Tariffs did not cause the Civil War — that was slavery — but their implementation by Congress in 1828 was a factor in building friction between the industrialized North and agrarian South.

Before federal income tax became law in 1913, tariffs made up the primary source of revenue for the US government.

When did they start raking it in? Way back in 1828 when President John Quincy Adams, who only served one term, signed a law imposing the highest tariffs, or taxes, ever levied by the US on goods from Europe.

Known in the South as the “Tariff of Abominations,” the law made imports — especially textiles and iron — much more expensive, thereby encouraging citizens to buy domestic goods and support the North’s nascent industrial sector.

While tariffs benefited northern states, they were a particular problem for southern states whose economies were dependent on cheap trade, explained Dr. Philip Magness, an economic historian who’s written extensively on the topic.

South Carolina, in an act of defiance, declared the tariffs null — marking the start of the Nullification Crisis. President Andrew Jackson, a populist elected in 1829, called this treason and prepared to take military action against the state to force it into compliance.

Before he could do so, Henry Clay, a senator from Kentucky and well-known champion of compromise, along with South Carolina’s Senator John C. Calhoun, proposed a solution: the Compromise Tariff of 1833. This aimed to gradually reduce tariffs over a 10-year span to placate tensions.

And it worked — but not for long.

As America expanded West, Congress debated whether or not new states should permit slavery. Southern states wanted to keep slavery, mostly due, they would argue, to economic purposes.

The debate came to a head in 1850 as southern states began calling for secession.

“The seams of compromise were bursting by 1850, as vast new territories acquired by the Mexican War accelerated the pace of the slavery controversy,” wrote President John F. Kennedy in his Pulitzer-Prize winning Profiles of Courage.

Then came 1857, when Dred Scott, a black man taken into a state where slavery was forbidden, sued for his freedom and found his case before the Supreme Court. In a 7–2 ruling, the justices essentially said: You, Mr. Scott, are a piece of property and have no right to sue.

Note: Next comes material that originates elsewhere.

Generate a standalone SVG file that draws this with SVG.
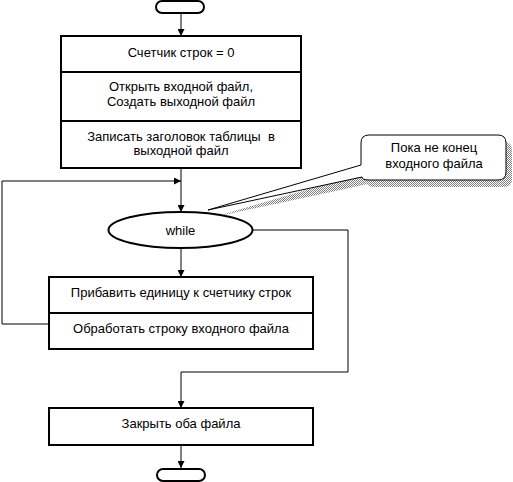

Fast forward to 1860 — Abraham Lincoln, a Republican, was elected president by a wide margin. Because of his party’s anti-slavery agenda and rising tensions from the abolitionist movement, Southern states were afraid. Most had built their economies around slavery — what Thomas Jefferson once called a “necessary evil.” South Carolina, for instance, had more enslaved people than white citizens.

A little over a month after polls closed in December 1860, South Carolina became the first state to declare secession from the Union. Six more states followed in the spring of 1861.

On April 15, 1861, Abraham Lincoln issued a public declaration: there is an insurrection! He called for 75,000 troops to subdue the rebellion in the South — the first official act of what would be the Civil War.